Exercise → Find the line with "Generate a component" and the line with "import * as", then repeat both of them and every line in between exactly. Omit the pictures.

Code that draws figures →
####

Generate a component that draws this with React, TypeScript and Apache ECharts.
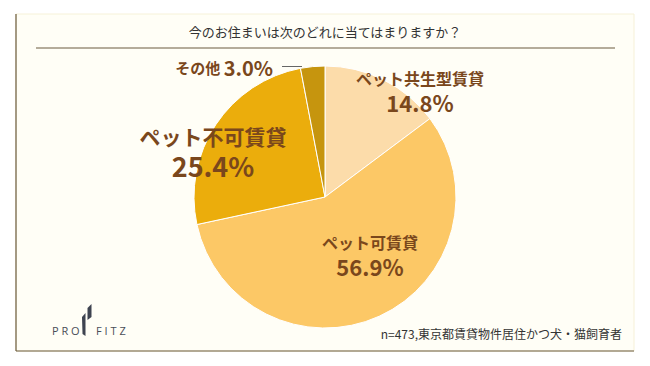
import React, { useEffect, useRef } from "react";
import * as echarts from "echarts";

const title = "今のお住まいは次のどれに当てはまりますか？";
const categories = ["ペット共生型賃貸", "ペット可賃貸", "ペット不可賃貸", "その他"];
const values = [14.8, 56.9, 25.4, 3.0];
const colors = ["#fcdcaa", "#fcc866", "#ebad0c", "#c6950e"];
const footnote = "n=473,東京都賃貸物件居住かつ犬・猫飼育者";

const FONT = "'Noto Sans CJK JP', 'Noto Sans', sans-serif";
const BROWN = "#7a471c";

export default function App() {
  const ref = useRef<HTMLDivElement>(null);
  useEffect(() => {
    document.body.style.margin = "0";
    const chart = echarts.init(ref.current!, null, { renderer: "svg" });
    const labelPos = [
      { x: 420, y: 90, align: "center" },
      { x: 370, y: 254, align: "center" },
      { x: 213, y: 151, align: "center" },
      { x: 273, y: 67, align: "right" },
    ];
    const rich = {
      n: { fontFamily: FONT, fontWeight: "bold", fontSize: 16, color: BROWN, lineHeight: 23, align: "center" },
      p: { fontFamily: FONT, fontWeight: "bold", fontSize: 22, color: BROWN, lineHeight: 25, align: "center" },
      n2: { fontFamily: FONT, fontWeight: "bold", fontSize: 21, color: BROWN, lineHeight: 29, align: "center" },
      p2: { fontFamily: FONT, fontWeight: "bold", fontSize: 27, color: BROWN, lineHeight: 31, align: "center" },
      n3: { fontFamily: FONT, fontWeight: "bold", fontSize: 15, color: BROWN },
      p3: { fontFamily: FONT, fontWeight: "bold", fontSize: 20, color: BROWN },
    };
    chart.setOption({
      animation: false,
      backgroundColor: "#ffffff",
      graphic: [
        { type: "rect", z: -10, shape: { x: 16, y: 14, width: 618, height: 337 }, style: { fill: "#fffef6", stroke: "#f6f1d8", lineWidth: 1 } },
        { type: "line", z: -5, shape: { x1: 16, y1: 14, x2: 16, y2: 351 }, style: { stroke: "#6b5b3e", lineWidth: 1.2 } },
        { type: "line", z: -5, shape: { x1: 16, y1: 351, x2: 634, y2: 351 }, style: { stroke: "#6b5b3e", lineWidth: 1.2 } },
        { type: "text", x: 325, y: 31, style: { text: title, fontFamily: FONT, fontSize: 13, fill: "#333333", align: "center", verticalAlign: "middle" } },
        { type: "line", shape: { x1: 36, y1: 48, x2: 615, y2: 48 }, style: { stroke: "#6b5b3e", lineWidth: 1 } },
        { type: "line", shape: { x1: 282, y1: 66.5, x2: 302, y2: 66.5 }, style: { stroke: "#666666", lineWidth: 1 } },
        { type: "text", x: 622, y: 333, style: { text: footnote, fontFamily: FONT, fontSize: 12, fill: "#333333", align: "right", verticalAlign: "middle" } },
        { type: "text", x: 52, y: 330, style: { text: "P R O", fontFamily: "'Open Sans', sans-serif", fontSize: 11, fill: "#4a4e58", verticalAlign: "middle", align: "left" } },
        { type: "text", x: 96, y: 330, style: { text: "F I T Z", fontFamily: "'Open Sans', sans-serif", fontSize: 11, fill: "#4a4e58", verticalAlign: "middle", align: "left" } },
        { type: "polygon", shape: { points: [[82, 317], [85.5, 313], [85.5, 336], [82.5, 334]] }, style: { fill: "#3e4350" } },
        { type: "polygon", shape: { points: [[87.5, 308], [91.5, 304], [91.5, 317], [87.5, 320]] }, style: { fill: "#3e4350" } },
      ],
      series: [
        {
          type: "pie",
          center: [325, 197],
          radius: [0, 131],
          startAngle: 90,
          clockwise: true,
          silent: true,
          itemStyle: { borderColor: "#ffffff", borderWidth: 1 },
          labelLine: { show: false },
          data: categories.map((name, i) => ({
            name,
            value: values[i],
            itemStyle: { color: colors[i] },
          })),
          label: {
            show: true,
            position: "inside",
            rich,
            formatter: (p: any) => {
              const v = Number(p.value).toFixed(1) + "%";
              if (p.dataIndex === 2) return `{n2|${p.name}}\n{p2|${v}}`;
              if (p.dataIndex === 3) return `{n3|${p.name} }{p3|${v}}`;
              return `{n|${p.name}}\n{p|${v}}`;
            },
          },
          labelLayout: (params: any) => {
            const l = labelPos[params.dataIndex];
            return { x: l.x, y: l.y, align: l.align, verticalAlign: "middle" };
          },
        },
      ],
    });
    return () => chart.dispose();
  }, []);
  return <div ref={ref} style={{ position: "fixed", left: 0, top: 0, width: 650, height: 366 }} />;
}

####

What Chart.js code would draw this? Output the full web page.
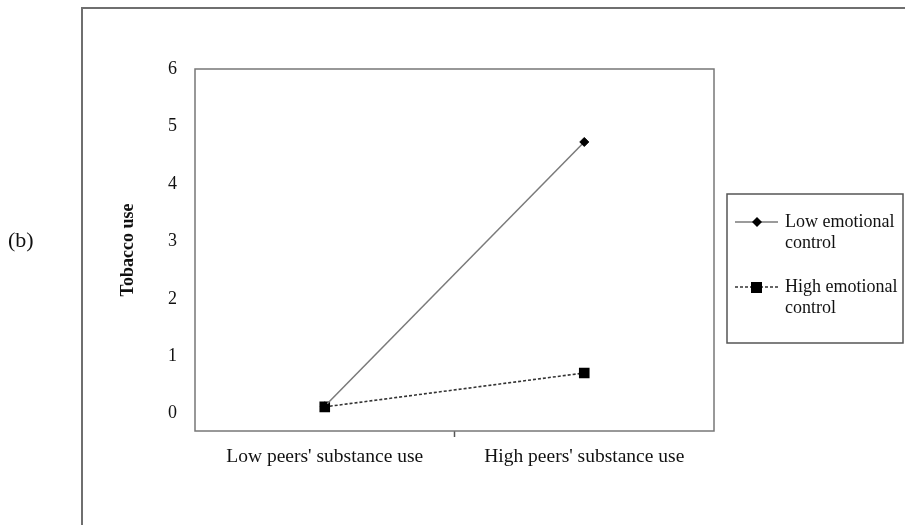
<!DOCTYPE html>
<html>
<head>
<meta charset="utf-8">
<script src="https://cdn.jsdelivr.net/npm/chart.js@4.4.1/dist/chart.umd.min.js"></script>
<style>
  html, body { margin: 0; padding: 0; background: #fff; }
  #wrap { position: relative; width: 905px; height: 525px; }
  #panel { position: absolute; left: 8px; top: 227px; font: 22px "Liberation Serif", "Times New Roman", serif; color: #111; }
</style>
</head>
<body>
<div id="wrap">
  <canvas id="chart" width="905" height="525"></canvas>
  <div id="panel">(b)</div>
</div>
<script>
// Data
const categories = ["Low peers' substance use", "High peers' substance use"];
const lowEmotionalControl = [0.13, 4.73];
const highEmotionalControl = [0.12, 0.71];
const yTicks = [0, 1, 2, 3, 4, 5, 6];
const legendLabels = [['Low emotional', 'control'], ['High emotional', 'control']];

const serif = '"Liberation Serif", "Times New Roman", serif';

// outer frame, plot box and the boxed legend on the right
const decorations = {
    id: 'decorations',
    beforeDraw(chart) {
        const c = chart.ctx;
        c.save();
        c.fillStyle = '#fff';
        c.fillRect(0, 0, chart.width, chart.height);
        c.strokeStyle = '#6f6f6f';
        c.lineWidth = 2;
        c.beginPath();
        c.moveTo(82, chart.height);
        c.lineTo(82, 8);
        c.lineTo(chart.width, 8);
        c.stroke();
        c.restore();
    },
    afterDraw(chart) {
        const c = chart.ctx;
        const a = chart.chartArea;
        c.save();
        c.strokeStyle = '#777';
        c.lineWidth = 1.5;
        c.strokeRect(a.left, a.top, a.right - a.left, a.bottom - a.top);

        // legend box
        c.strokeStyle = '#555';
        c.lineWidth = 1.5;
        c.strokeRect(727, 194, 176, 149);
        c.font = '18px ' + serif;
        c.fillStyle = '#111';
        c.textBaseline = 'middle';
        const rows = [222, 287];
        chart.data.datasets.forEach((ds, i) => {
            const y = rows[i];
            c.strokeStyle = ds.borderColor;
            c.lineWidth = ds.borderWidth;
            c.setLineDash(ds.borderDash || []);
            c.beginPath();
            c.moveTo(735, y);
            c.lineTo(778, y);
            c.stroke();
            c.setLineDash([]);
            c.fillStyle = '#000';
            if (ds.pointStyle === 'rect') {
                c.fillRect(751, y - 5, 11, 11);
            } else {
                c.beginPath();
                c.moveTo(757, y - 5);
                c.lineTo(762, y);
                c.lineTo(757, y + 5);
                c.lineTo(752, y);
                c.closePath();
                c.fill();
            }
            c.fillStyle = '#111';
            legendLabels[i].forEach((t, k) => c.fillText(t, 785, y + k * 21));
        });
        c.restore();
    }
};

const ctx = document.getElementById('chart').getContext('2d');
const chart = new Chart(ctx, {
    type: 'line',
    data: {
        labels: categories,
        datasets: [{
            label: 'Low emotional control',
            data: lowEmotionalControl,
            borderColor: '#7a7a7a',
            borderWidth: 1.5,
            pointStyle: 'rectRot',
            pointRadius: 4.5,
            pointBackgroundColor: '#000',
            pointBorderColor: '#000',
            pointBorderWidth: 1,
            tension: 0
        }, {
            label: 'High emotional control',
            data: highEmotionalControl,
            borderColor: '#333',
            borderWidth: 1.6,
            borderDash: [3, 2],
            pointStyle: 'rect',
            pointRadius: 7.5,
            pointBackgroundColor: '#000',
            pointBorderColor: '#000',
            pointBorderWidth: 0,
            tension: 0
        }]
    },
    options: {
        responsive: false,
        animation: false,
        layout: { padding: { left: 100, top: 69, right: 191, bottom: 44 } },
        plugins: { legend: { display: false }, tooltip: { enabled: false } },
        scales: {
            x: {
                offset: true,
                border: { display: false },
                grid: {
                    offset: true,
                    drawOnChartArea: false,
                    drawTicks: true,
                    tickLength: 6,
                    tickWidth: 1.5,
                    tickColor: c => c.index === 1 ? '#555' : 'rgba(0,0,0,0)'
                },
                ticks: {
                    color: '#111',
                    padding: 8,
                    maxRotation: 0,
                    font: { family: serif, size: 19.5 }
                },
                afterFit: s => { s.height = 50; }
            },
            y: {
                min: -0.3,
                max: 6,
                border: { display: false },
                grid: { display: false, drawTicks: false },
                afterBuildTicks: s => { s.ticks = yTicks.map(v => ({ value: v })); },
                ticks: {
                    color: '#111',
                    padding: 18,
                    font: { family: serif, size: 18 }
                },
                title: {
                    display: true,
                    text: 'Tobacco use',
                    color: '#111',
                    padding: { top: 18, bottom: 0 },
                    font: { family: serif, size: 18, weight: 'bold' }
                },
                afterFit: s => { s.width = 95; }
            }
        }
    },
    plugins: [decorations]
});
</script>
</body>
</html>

####

Solution to this exercise →
Generate a component that draws this with React, TypeScript and Apache ECharts.
import React, { useEffect, useRef } from "react";
import * as echarts from "echarts";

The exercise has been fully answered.